Ukraine could not guarantee the supply of gas for Bulgaria during the winter as all guarantees are in the hands of Russia’s Gazprom Company. The EU Commission must assume a firmer position vis-a-vis the wishes of the Russian company. This was what Mykhaylo Honchar, a member of the Ukrainian team which conducts the gas negotiations with Russia, told Bulgarian National Radio on 25 October.
“Ukraine has no contractual relations with companies in Europe, including Bulgaria, thus it is unable to guarantee the gas supply. All guarantees are in the hands of “Gazprom” because it has signed the contracts with its European partners and with Bulgaria. Precisely because of it the guarantees on the part of Ukraine have only technical character, related to the volume of gas that enters our system and the quantity of gas that leaves the system” Honchar told Bulgarian National Radio.
A significant progress has been marked at the negotiations in Brussels despite the fact that the Russian position has clearly indicated that Russia was not interested in reaching any agreements, Honchar said further on 25 October.
According to him, the Russian side was by all means protracting the negotiations, something that indicated that it was not interested in their successful completion, but rather in their failure.
“All this is done with the purpose of applying pressure on the European partners in order to prompt the construction of the ‘South Stream’ gas pipeline project. To be honest – this has been why the entire armed campaign against Ukraine has been conducted. When in 2009 Russia accused Ukraine of being the main culprit for the gas crisis – the Russian claim has not corresponded to the truth at all, because Ukraine was precisely transmitting the quantity of gas Russia was allocating.
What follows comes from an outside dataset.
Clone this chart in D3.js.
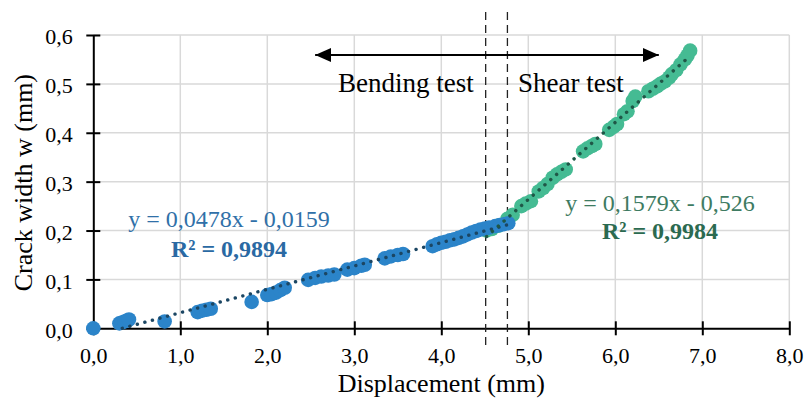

Therefore, the current situation was identical. If Russia protracts the negotiations and rejects both the proposals of Ukraine and the EU Commission, it could mean only one thing, namely, that Russia has been planning a third gas crisis aimed at repeating the pattern of the 2009 crisis,” Honchar said on 25 October.
According to him, the gas supply negotiations could have a far greater success if the EU Commission assumed a firmer position towards the wishes of “Gazprom.”
“In order to avoid the problems the EU must work out a consolidated position towards Russia. If this materializes then we would have the chance of surviving the coming winter and compelling ‘Gazprom‘ to act in a reasonable manner. If the EU demonstrated a weakness – and precisely this has been what we have seen in recent months – Russia, naturally, would act according to a script aimed at destabilizing the situation, because it has several strategic goals and one of them, which directly affects Bulgaria, was unfreezing the ‘South Stream’ gas pipeline construction, while in practice this projects harms the EU’s energy security,” Mkhaylo Honchar told Bulgarian National Radio on 25 October.